Which is boring because it’s largely a matter of technical details, not substance. These days, our technology changes so radically and readily, it’s hard to keep ahead of the learning curve to maintain productivity, much less increase it. The technology of pencils and paper hasn’t changed since Thoreau took up the pencil-making trade over a century-and-a-half ago. Electronic gadgets morph into new versions every few months. For myself, I think in trying to keep up, I simply sidestep into a maze of diminishing returns. 

I am torn, trying to keep up as before, but never reaching the goals I am aiming for.

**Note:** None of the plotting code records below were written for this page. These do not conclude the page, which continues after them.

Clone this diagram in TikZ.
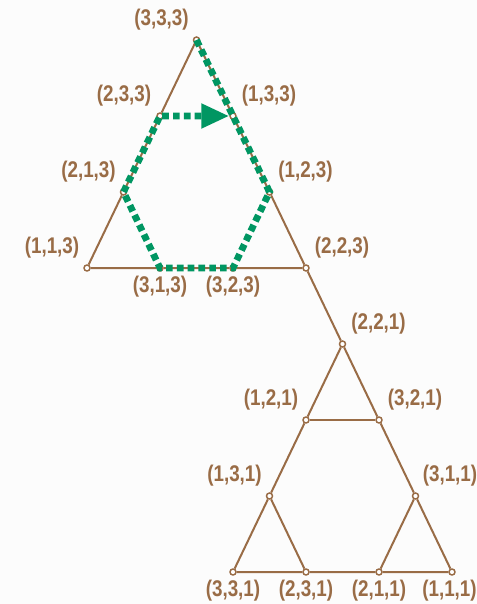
\documentclass[tikz,border=0pt]{standalone}
\usepackage{fontspec}
\setmainfont{Liberation Sans}[FakeStretch=0.83]
\usetikzlibrary{arrows.meta}

\definecolor{hanoibrown}{RGB}{153,108,70}
\definecolor{hanoigreen}{RGB}{0,150,98}

\begin{document}
\begin{tikzpicture}[x=0.75pt,y=0.75pt,yscale=-1,xscale=1,
  vtx/.style={circle,draw=hanoibrown,fill=white,line width=1.1pt,inner sep=0pt,minimum size=4.5pt},
  lbl/.style={text=hanoibrown,font=\fontsize{17}{19}\selectfont\bfseries,inner sep=0pt},
  edge/.style={draw=hanoibrown,line width=1.5pt},
  move/.style={draw=hanoigreen,line width=5.1pt,dash pattern=on 5pt off 3.1pt,
    -{Triangle[length=21pt,width=17.5pt]}}]
%Background
\fill [fill={rgb, 255:red, 252; green, 252; blue, 252 }] (0,0) rectangle (477,604);
\useasboundingbox (0,0) rectangle (477,604);
%Vertices, upper triangle
\node [vtx] (v333) at (196.5,40) {};
\node [vtx] (v233) at (160,116) {};
\node [vtx] (v133) at (233,116) {};
\node [vtx] (v213) at (123.5,192) {};
\node [vtx] (v123) at (269.5,192) {};
\node [vtx] (v113) at (87,268) {};
\node [vtx] (v313) at (160,268) {};
\node [vtx] (v323) at (233,268) {};
\node [vtx] (v223) at (306,268) {};
%Vertices, lower triangle
\node [vtx] (v221) at (342.5,344) {};
\node [vtx] (v121) at (306,420) {};
\node [vtx] (v321) at (379,420) {};
\node [vtx] (v131) at (269.5,496) {};
\node [vtx] (v311) at (415.5,496) {};
\node [vtx] (v331) at (233,572) {};
\node [vtx] (v231) at (306,572) {};
\node [vtx] (v211) at (379,572) {};
\node [vtx] (v111) at (452,572) {};
%Straight Lines
\draw [edge] (v333) -- (v233) -- (v213) -- (v113) -- (v313) -- (v323) -- (v223) -- (v123) -- (v133) -- (v333) ;
\draw [edge] (v223) -- (v221) ;
\draw [edge] (v221) -- (v121) -- (v131) -- (v331) -- (v231) -- (v211) -- (v111) -- (v311) -- (v321) -- (v221) ;
\draw [edge] (v121) -- (v321) ;
\draw [edge] (v131) -- (v231) ;
\draw [edge] (v311) -- (v211) ;
%Dashed move path
\draw [move] (v333.center) -- (v133.center) -- (v123.center) -- (v323.center) -- (v313.center) -- (v213.center) -- (v233.center) -- (v133) ;
% Text Node
\node [lbl] (l333) at (161.5,20) {(3,3,3)};
\node [lbl] (l233) at (124,96) {(2,3,3)};
\node [lbl] (l133) at (269,96) {(1,3,3)};
\node [lbl] (l213) at (88.5,172) {(2,1,3)};
\node [lbl] (l123) at (305.5,172) {(1,2,3)};
\node [lbl] (l113) at (52,248) {(1,1,3)};
\node [lbl] (l223) at (342,248) {(2,2,3)};
\node [lbl] (l313) at (160,287) {(3,1,3)};
\node [lbl] (l323) at (233,287) {(3,2,3)};
% Text Node
\node [lbl] (l221) at (378.5,324) {(2,2,1)};
\node [lbl] (l121) at (271,400) {(1,2,1)};
\node [lbl] (l321) at (415,400) {(3,2,1)};
\node [lbl] (l131) at (234.5,476) {(1,3,1)};
\node [lbl] (l311) at (450,476) {(3,1,1)};
\node [lbl] (l331) at (233,591) {(3,3,1)};
\node [lbl] (l231) at (306,591) {(2,3,1)};
\node [lbl] (l211) at (379,591) {(2,1,1)};
\node [lbl] (l111) at (449.5,591) {(1,1,1)};
\end{tikzpicture}
\end{document}
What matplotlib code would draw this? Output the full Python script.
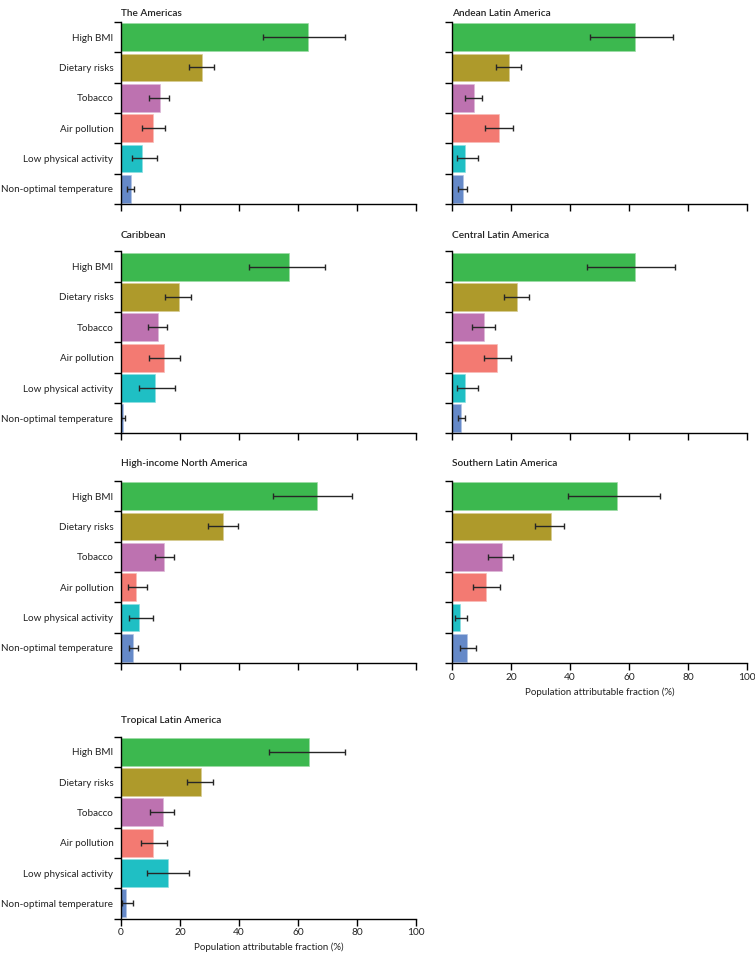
import numpy as np
import matplotlib
matplotlib.use("Agg")
import matplotlib.pyplot as plt
from matplotlib.colors import to_rgb

plt.rcParams['font.family'] = ['Lato', 'DejaVu Sans']

risks = ["High BMI", "Dietary risks", "Tobacco", "Air pollution",
         "Low physical activity", "Non-optimal temperature"]
colors = ["#3cb84f", "#ae9a2b", "#bd72b0", "#f37a72", "#1fbfc4", "#6589c8"]

regions = ["The Americas", "Andean Latin America", "Caribbean",
           "Central Latin America", "High-income North America",
           "Southern Latin America", "Tropical Latin America"]

# population attributable fraction (%), with lower / upper uncertainty bounds
americas = [63.3, 27.3, 13.1, 10.7, 7.2, 3.3]
americas_lo = [48.2, 23.0, 9.4, 7.2, 3.6, 2.1]
americas_hi = [75.8, 31.6, 16.4, 14.8, 12.2, 4.4]

andean = [62.2, 19.3, 7.5, 16.1, 4.5, 3.6]
andean_lo = [46.9, 14.9, 4.5, 11.2, 1.7, 2.0]
andean_hi = [75.0, 23.5, 10.1, 20.6, 8.8, 5.2]

caribbean = [57.1, 19.6, 12.6, 14.5, 11.5, 0.6]
caribbean_lo = [43.3, 14.9, 9.0, 9.5, 6.1, 0.0]
caribbean_hi = [69.3, 23.6, 15.7, 19.9, 18.3, 1.2]

central = [62.2, 22.2, 11.0, 15.4, 4.4, 3.2]
central_lo = [45.8, 17.6, 6.9, 10.9, 1.6, 2.0]
central_hi = [75.7, 26.2, 14.6, 19.9, 8.8, 4.5]

hina = [66.6, 34.7, 14.7, 5.2, 6.0, 4.1]
hina_lo = [51.5, 29.5, 11.5, 2.5, 2.6, 2.8]
hina_hi = [78.3, 39.5, 18.1, 8.9, 10.7, 5.9]

southern = [55.8, 33.4, 16.9, 11.5, 2.6, 5.2]
southern_lo = [39.4, 28.3, 12.2, 7.2, 1.0, 2.8]
southern_hi = [70.6, 37.8, 20.8, 16.3, 5.2, 8.3]

tropical = [63.8, 27.0, 14.2, 10.9, 15.9, 1.6]
tropical_lo = [50.3, 22.4, 9.9, 6.9, 8.9, 0.2]
tropical_hi = [75.9, 31.1, 18.1, 15.7, 23.1, 4.2]

data = [(americas, americas_lo, americas_hi), (andean, andean_lo, andean_hi),
        (caribbean, caribbean_lo, caribbean_hi), (central, central_lo, central_hi),
        (hina, hina_lo, hina_hi), (southern, southern_lo, southern_hi),
        (tropical, tropical_lo, tropical_hi)]

# lighter outline round each bar
edges = [tuple(0.5 * np.array(to_rgb(col)) + 0.5) for col in colors]

W, H = 755, 955
fig = plt.figure(figsize=(W / 100, H / 100), dpi=100)

# panel placement in pixels
col_x = [121, 452]
row_top = [22, 251.5, 481, 736.5]
title_y = [14, 235, 464, 720]
ax_w, ax_h = 295, 182

for i, (region, (val, lo, hi)) in enumerate(zip(regions, data)):
    r, c = divmod(i, 2)
    ax = fig.add_axes([col_x[c] / W, 1 - (row_top[r] + ax_h) / H, ax_w / W, ax_h / H])
    y = np.arange(len(risks))
    val = np.array(val)
    err = [val - np.array(lo), np.array(hi) - val]
    ax.barh(y, val, height=0.92, color=colors, edgecolor=edges, linewidth=0.5)
    ax.errorbar(val, y, xerr=err, fmt="none", ecolor="#262626", elinewidth=1.0,
                capsize=2.3, capthick=1.0)
    ax.set_xlim(0, 100)
    ax.set_ylim(len(risks) - 0.5, -0.5)
    ax.set_yticks(y)
    ax.set_yticks(np.arange(len(risks) + 1) - 0.5, minor=True)
    ax.tick_params(axis="y", which="major", length=0, pad=5.5, labelsize=7.1,
                   labelcolor="#222222")
    ax.tick_params(axis="y", which="minor", length=5, width=1)
    ax.tick_params(axis="x", length=5, width=1, labelsize=7.3, pad=2,
                   labelcolor="#222222")
    ax.set_xticks([0, 20, 40, 60, 80, 100])
    if c == 0:
        ax.set_yticklabels(risks)
    else:
        ax.set_yticklabels([])
    if i in (5, 6):
        ax.set_xlabel("Population attributable fraction (%)", fontsize=7,
                      labelpad=4, color="#222222")
    else:
        ax.set_xticklabels([])
    for s in ("top", "right"):
        ax.spines[s].set_visible(False)
    for s in ("left", "bottom"):
        ax.spines[s].set_linewidth(1)
    fig.text(col_x[c] / W, 1 - title_y[r] / H, region, fontsize=7.3,
             fontweight="semibold", ha="left", va="center", color="#222222")

fig.savefig("out.png", dpi=100)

Take a break, I tell myself, get away from the melee so I can rely on skills I already have without having to get stuck on square one yet again, stifling even the possibility of engagement with anything that matters.

So here I sit; how about you? Are you able to keep engaged and feel you’re moving ahead? If so, how do you do it? That’s it for today. As ever, I remain, y’r friend, –Steve


One Response to “Reflection 260: Divided Attention”

  1. andrew767 said

    It is easy to mistake persona for consciousness, there are only some many hours in the day and so there are only a limited number of social causes we can act on.

    But consciousness is a virtue of character, whether you were raised by parents of such character or you have had to discover the virtue by means of other life experiences. i.e. Although you have to make a daily choice about how to spend your hours, consciousness is a measure of how we respond to whatever we meet during our daily path; do we ignore moral issues in preference for more popular issues?